The Washington Independent points to 3 pork barrel projects that McQueeg supported. To be sure, it was 17 years ago, but he's out on the stump saying he's never done that. Snippet:
On the campaign trail, Sen. John McCain frequently decries earmarks and pork-barrel legislation, proudly bragging that he has never requested a single earmark for his home state of Arizona. However, a news article and a scathing editorial from The Arizona Republic during his first-term as the state’s junior senator reveal that McCain did, in fact, go outside the normal legislative process to secure funding for at least one pet project for Arizona. He also supported appropriations for at least two more — three projects that, much to his embarrassment, he later railed against as “pork.”
McQueeg is also trying to tell people, now, that he's for regulation for the financial industry. This is a lie in an attempt to convince voters that he's got a plan and will be in charge if he is elected (Question for McQueeg's folks - why not get their man, W, to implement such a plan now?). It's a lie because, as WaPo points out, he's favored deregulation practically his entire career. Snippet:

A decade ago, Sen. John McCain embraced legislation to broadly deregulate the banking and insurance industries, helping to sweep aside a thicket of rules established over decades in favor of a less restricted financial marketplace that proponents said would result in greater economic growth.

Now, as the Bush administration scrambles to prevent the collapse of the American International Group (AIG), the nation's largest insurance company, and stabilize a tumultuous Wall Street, the Republican presidential nominee is scrambling to recast himself as a champion of regulation to end "reckless conduct, corruption and unbridled greed" on Wall Street.

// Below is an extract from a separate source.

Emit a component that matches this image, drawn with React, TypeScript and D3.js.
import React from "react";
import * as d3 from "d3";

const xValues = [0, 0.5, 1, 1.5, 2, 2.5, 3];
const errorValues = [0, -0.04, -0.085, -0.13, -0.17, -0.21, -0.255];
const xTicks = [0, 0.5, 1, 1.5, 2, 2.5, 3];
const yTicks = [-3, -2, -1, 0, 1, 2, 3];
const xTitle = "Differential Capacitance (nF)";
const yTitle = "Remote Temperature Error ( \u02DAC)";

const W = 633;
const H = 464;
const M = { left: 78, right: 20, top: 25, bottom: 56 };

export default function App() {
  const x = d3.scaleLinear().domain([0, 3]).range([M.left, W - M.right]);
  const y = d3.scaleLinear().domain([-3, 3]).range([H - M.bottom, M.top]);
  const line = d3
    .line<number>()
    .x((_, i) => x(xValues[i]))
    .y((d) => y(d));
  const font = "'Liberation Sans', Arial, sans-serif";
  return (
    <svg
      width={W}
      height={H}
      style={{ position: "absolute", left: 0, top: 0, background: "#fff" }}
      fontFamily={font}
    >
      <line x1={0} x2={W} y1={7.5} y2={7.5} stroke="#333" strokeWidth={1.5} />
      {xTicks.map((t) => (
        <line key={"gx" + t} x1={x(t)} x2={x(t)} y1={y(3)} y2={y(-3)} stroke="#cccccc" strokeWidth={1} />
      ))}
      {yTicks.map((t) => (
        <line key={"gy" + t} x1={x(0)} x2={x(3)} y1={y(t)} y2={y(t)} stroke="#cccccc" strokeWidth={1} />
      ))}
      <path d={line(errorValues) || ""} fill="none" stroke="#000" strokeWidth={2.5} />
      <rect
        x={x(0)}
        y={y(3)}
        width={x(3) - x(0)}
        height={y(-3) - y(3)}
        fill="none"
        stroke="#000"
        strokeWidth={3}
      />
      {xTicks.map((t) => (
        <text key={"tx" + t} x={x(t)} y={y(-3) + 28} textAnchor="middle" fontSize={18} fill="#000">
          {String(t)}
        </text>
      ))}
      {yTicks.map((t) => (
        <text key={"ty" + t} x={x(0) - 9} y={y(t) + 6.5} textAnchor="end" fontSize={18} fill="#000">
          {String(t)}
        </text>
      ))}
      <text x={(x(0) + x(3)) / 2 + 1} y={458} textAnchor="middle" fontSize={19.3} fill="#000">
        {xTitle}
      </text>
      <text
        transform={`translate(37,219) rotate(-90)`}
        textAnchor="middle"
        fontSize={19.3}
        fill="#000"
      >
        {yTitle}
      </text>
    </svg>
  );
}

Ezra points out that McQueeg now says that Wall Street has betrayed America, but just 3 years ago he signed on to putting our social security funds into Wall Street via privatization of that program. He should be asked if he still supports that plan.

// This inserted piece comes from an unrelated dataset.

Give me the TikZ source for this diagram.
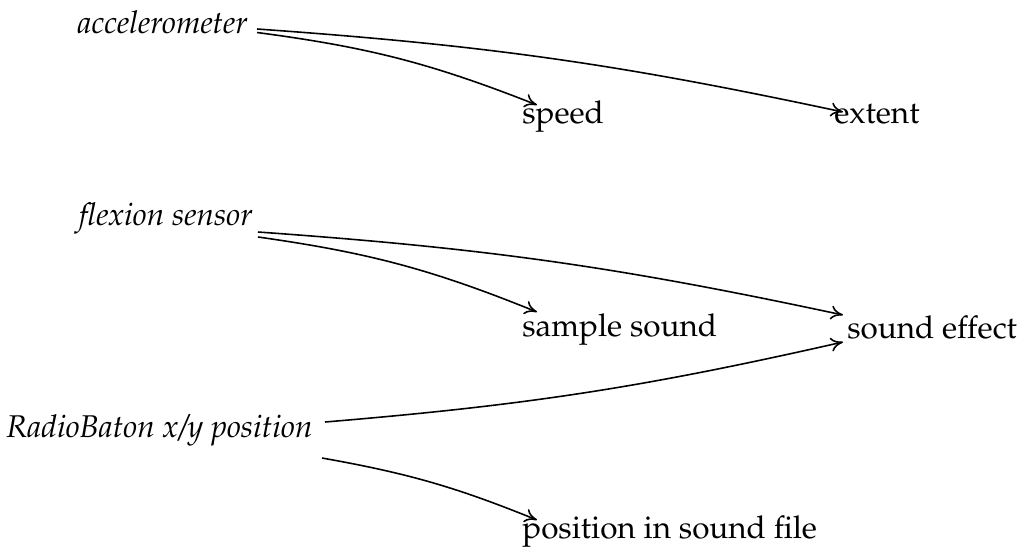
\documentclass[tikz,border=0pt]{standalone}
\usepackage[T1]{fontenc}
\usepackage{mathpazo}
\usetikzlibrary{arrows.meta,calc}
\begin{document}
\begin{tikzpicture}[x=0.02cm,y=-0.02cm,
  label/.style={inner sep=0pt,font=\fontsize{17.9}{21}\selectfont},
  sensor/.style={label,font=\fontsize{17.9}{21}\selectfont\itshape},
  link/.style={line width=0.9pt,-{To[length=7pt,width=8pt]}}]
\useasboundingbox (0,0) rectangle (1021,552);

% inputs
\node[sensor,anchor=base east] (acc)   at (248,33)  {accelerometer};
\node[sensor,anchor=base east] (flex)  at (253,225) {flexion sensor};
\node[sensor,anchor=base east] (radio) at (313,437) {RadioBaton x/y position};

% outputs
\node[label,anchor=base west] (speed)  at (522,123) {speed};
\node[label,anchor=base west] (extent) at (834,123) {extent};
\node[label,anchor=base west] (sample) at (522,336) {sample sound};
\node[label,anchor=base west] (effect) at (847,338) {sound effect};
\node[label,anchor=base west] (pos)    at (522,538) {position in sound file};

% mappings
\draw[link] ($(acc.base east)+(9,-4)$) to[bend left=4] ($(extent.base west)+(9,-11)$);
\draw[link] ($(acc.base east)+(9,-0.5)$) to[bend left=7] ($(speed.base west)+(15,-18)$);
\draw[link] ($(flex.base east)+(5,7)$) to[bend left=4] ($(effect.base west)+(-4,-23)$);
\draw[link] ($(flex.base east)+(5,12)$) to[bend left=7] ($(sample.base west)+(15,-24)$);
\draw[link] ($(radio.base east)+(12,-15)$) to[bend right=4] ($(effect.base west)+(-4,4)$);
\draw[link] ($(radio.base east)+(9,21)$) to[bend left=6] ($(pos.base west)+(15,-18)$);
\end{tikzpicture}
\end{document}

Why none of this matters. Snippet:
Yes, the McCain campaign is replete with exaggerations, evasions, and outright fabrications. It’s your responsibility to defeat them, not complain about them. If this means listening to advice you don’t want to hear, and getting out of the "comfort zone," so be it. Three months ago, when you were riding high, the McCain campaign was flat on its back. But give McCain credit: when he was told that to win he had to change, he did. He focused, and he accepted a kind of discipline that he had previously resisted. Now it’s your turn.
As I stated earlier in the week, campaigns are not about talking points or political details. Obama's advertising to date has been the same tired sort of advertising that Gore and Kerry used. He needs hit harder, try humor, be concise. He also needs to understand that what wins campaigns are emotions. Americans will decide over the next month who they are voting for and it will be based on gut reactions formed from a variety of sources. They will also consider the fact that they are likely to be voting in a Democratic Congress and Americans like divided government as a check to each branch (plus, they have in recent memory an example of how horrible a undivided government can truly be). Expect McQueeg to hammer that point home without any sense of irony that his party was that undivided government.

At this point, given Obama's charisma, he should be pounding this one home. The fact that he isn't is example one of how his advisors are failing him. Like Bush in 2000, this should be a slam dunk for Obama. Instead, he's listening to the same old Democratic stylists who have a penchant for losing elections and it is to his, and our, great disservice.